I was thinking about these nice people as well as Professor Librescu this weekend. The heros were the topic of the sermon on Sunday morning.

Then I remembered a visit to the Holocaust Museum in St. Petersburg, FL.

I had written down a thought from a plaque at the museum. Suddenly it all made sense to me. Professor Librescu was not going to be a bystander.

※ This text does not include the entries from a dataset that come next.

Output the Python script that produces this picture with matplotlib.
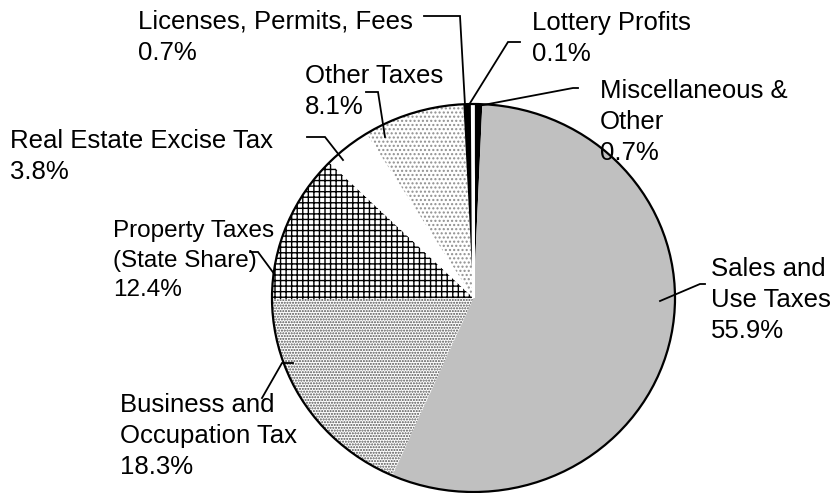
import matplotlib.pyplot as plt
from matplotlib.patches import Ellipse

plt.rcParams['font.family'] = ['Liberation Sans', 'DejaVu Sans']

# podaci (procenti sa slike), redom u smeru kazaljke od vrha
labels = ['Miscellaneous &\nOther', 'Sales and\nUse Taxes', 'Business and\nOccupation Tax',
          'Property Taxes\n(State Share)', 'Real Estate Excise Tax', 'Other Taxes',
          'Licenses, Permits, Fees', 'Lottery Profits']
values = [0.7, 55.9, 18.3, 12.4, 3.8, 8.1, 0.7, 0.1]

# izgled isecaka: boja, srafura, boja srafure
faces = ['black', '#c0c0c0', 'white', 'white', 'white', 'white', 'black', 'white']
hatches = [None, None, '......', '+++', None, '....', None, None]
hcolors = ['black', 'black', '#505050', 'black', 'black', '#909090', 'black', 'white']
sizes = [18.5, 18.5, 18.5, 17.5, 18.5, 18.5, 18.5, 18.5]

# pozicije natpisa i linija (pikseli, y nadole)
text_pos = [(600, 79), (711, 257), (120, 393), (113, 220), (10, 129), (305, 64), (138, 10), (532, 11)]
leaders = [[(578, 88), (573, 88), (478, 106)],
           [(705, 284), (700, 284), (660, 301)],
           [(262, 398), (282, 363), (293, 363)],
           [(250, 252), (258, 252), (275, 275)],
           [(307, 137), (325, 137), (343, 160)],
           [(366, 92), (378, 92), (385, 137)],
           [(424, 16), (460, 16), (465, 105)],
           [(520, 42), (508, 42), (467, 108)]]

W, H = 840, 493
CX, CY = 473.5, 298
RX, RY = 201.5, 194


def p(x, y):
    return (x - CX) / RX, (CY - y) / RY


fig = plt.figure(figsize=(8.4, 4.93), dpi=100)
ax = fig.add_axes([0, 0, 1, 1])
plt.rcParams['hatch.linewidth'] = 1.0
wedges, _ = ax.pie(values, startangle=90, counterclock=False, radius=1,
                   wedgeprops=dict(linewidth=0))
for w, fc, h, hc in zip(wedges, faces, hatches, hcolors):
    w.set_facecolor(fc)
    w.set_edgecolor(hc)
    if h:
        w.set_hatch(h)
# mali beli procep izmedju dva crna isecka
wedges[-1].set_linewidth(2.0)

ax.add_patch(Ellipse((0, 0), 2, 2, fill=False, edgecolor='black', linewidth=1.6))

ax.set_aspect('auto')
ax.set_xlim(-CX / RX, (W - CX) / RX)
ax.set_ylim(-(H - CY) / RY, CY / RY)
ax.axis('off')

for lab, v, (tx, ty), ld, fs in zip(labels, values, text_pos, leaders, sizes):
    x, y = p(tx, ty)
    ax.text(x, y, lab + '\n' + f'{v:.1f}%', ha='left', va='top', fontsize=fs,
            linespacing=1.37 * 18.5 / fs, color='black')
    xs, ys = zip(*[p(a, b) for a, b in ld])
    ax.plot(xs, ys, color='black', linewidth=1.3, solid_joinstyle='miter')

fig.savefig('out.png', dpi=100)
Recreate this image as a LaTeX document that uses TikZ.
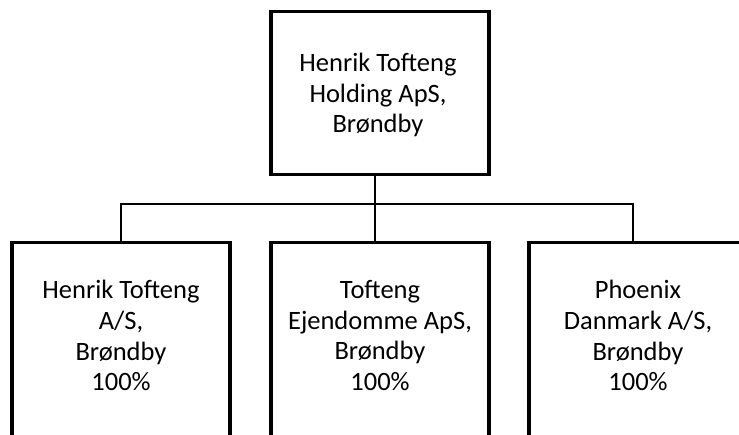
\documentclass[tikz,border=0pt]{standalone}
\usepackage{fontspec}
\setmainfont{Carlito}
\begin{document}
\begin{tikzpicture}[x=1pt,y=-1pt,
  box/.style={draw=black,line width=3.2pt,minimum width=218pt,inner sep=0pt,anchor=north},
  conn/.style={draw=black,line width=1.6pt},
  lbl/.style={align=center,inner sep=0pt,font=\fontsize{26.5}{30.8}\selectfont}]
\useasboundingbox (0,0) rectangle (739,435);
\clip (0,0) rectangle (739,435);
% boxes
\node[box,minimum height=163pt] (tb) at (380,10) {};
\node[box,minimum height=230pt] (b1) at (121,241) {};
\node[box,minimum height=230pt] (b2) at (380,241) {};
\node[box,minimum height=230pt] (b3) at (638,241) {};
% texts
\node[lbl,anchor=center] (t0) at (378,95) {Henrik Tofteng\\Holding ApS,\\Brøndby};
\node[lbl,anchor=north] (t1) at (121,280) {Henrik Tofteng\\A/S,\\Brøndby\\100\%};
\node[lbl,anchor=north] (t2) at (380,280) {Tofteng\\Ejendomme ApS,\\Brøndby\\100\%};
\node[lbl,anchor=north] (t3) at (638,280) {Phoenix\\Danmark A/S,\\Brøndby\\100\%};
% connectors
\coordinate (bus) at (375,204);
\coordinate (busL) at (121,204);
\coordinate (busR) at (633,204);
\draw[conn] (tb.south -| bus) -- (b2.north -| bus);
\draw[conn] (b1.north -| busL) -- (busL) -- (busR) -- (b3.north -| busR);
\end{tikzpicture}
\end{document}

"Thou shalt not be a victim,
thou shalt not be a perpetrator,
above all, thou shalt not be a bystander." --- Yehuda Bauer, historian and Holocaust Scholar

How many of us are bystanders in our own homes and communities?

Think about it.
Posted By Anonymous Renee Bradenton, FL : 12:36 PM ET
As difficult as returning to Norris Hall might be it is probably the right thing to do. People have to go back and live in homes where they have lost family members. Norris Hall should become a place where years of good memories mingle with one day of tragedy. The many years of positive influence should be allowed to live on. It's the belief that good will always overcome evil and if Norris Hall is torn down due to the actions on one "evil" person on one dark day then evil will have won. God bless each professor and student that enters the doors of that building. May they all discover a sense of calm and comfort in the days ahead.
Posted By Anonymous Zann Martin, Tennessee : 1:23 PM ET
This is a poem which my 12 year old son wrote as part of his english assignment and I would like to submit that.

Gunshots…….

Loud sound
People on the ground
People screaming
Now thinking of it with meaning

A man gone mad
Millions of people sad
Families in hand
Disappearing into the sand

A school by morning
A massacre by evening
We will remember this tragic event

Hokies, strong enough to keep their spirits up
Hokies, sentimental enough to cry for their fallen friends

We will live to fight another day,
The only line we have to say

"Go Hokies"

In honor of all the people killed in the Virginia tech massacre
Posted By Anonymous Ranganath Charyulu, Sterling, VA : 1:53 PM ET
This article has really brought home all of the hurt that not only Virginia Tech is feeling, but also all of America. I weep for everyone touched by this horrific tradgedy. For everyone who lost a teacher, a friend, a parent, a child... we are praying for you. May God give you the peace and comfort that only He can give.